In essence, money is the equity of our society. Just as our society can issue fixed claims against future output (government debt), so it can issue variable claims against future output (the monetary base).
What determines the size of the variable entitlement to real output that each unit of money represents? The view of The Money Enigma is that the variable entitlement is determined by expectations regarding the long-term size of the monetary base.
In other words, if people believe that long-term monetary base growth will be restrained, then this supports the current value of money. In contrast, if people believe that the central bank has become reckless and long-term monetary base growth will not be tightly controlled, then this can lead to a sudden and severe decline in the value of money.
If this theory is correct, then expectations regarding whether QE is a temporary or more permanent phenomenon matter. If the market is correct and QE will be reversed in due course, then there is little reason for the value of money to decline sharply and for inflation to accelerate.
However, if the market suddenly begins to doubt the Fed’s intentions and starts to assume that QE is more permanent in nature, then the value of money could decline quickly and sharply, leading to a sudden acceleration in inflation.

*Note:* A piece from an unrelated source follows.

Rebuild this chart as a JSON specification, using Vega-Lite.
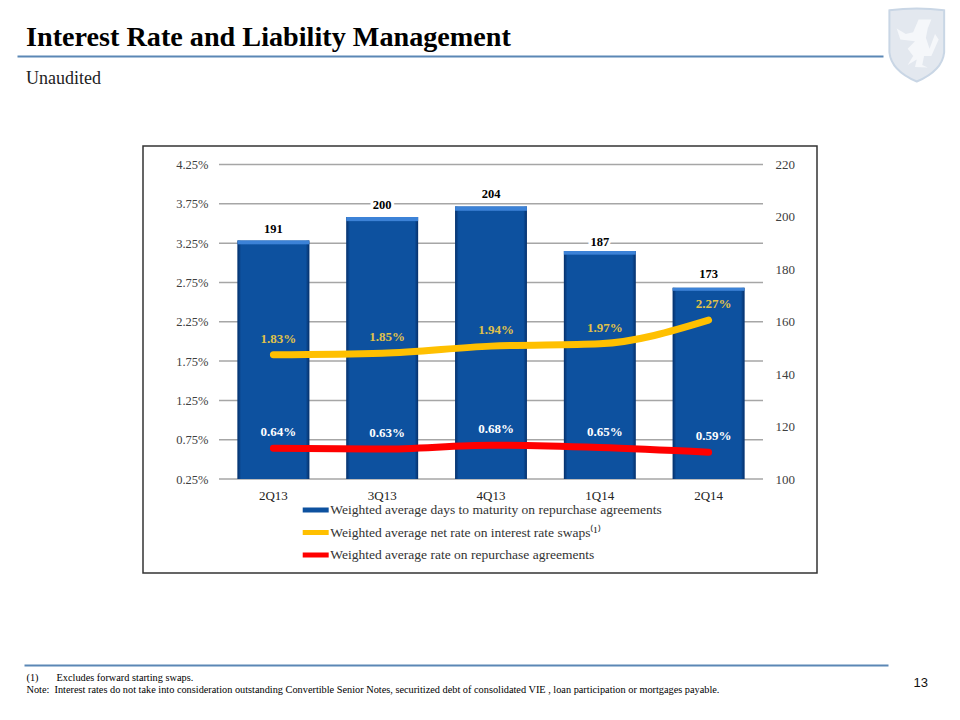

Today, the Fed is trying to have its cake and eat it too. The Fed is trying to enjoy all the benefits of QE, while avoiding all the costs. The Fed can pull off this magic trick as long as it continues to convince the markets that QE will be reversed in the “near future”. However, if the markets begin to doubt the Fed’s sincerity in this regard, then the value of money could decline sharply. In this scenario, the Fed could find that things quickly spin out of control.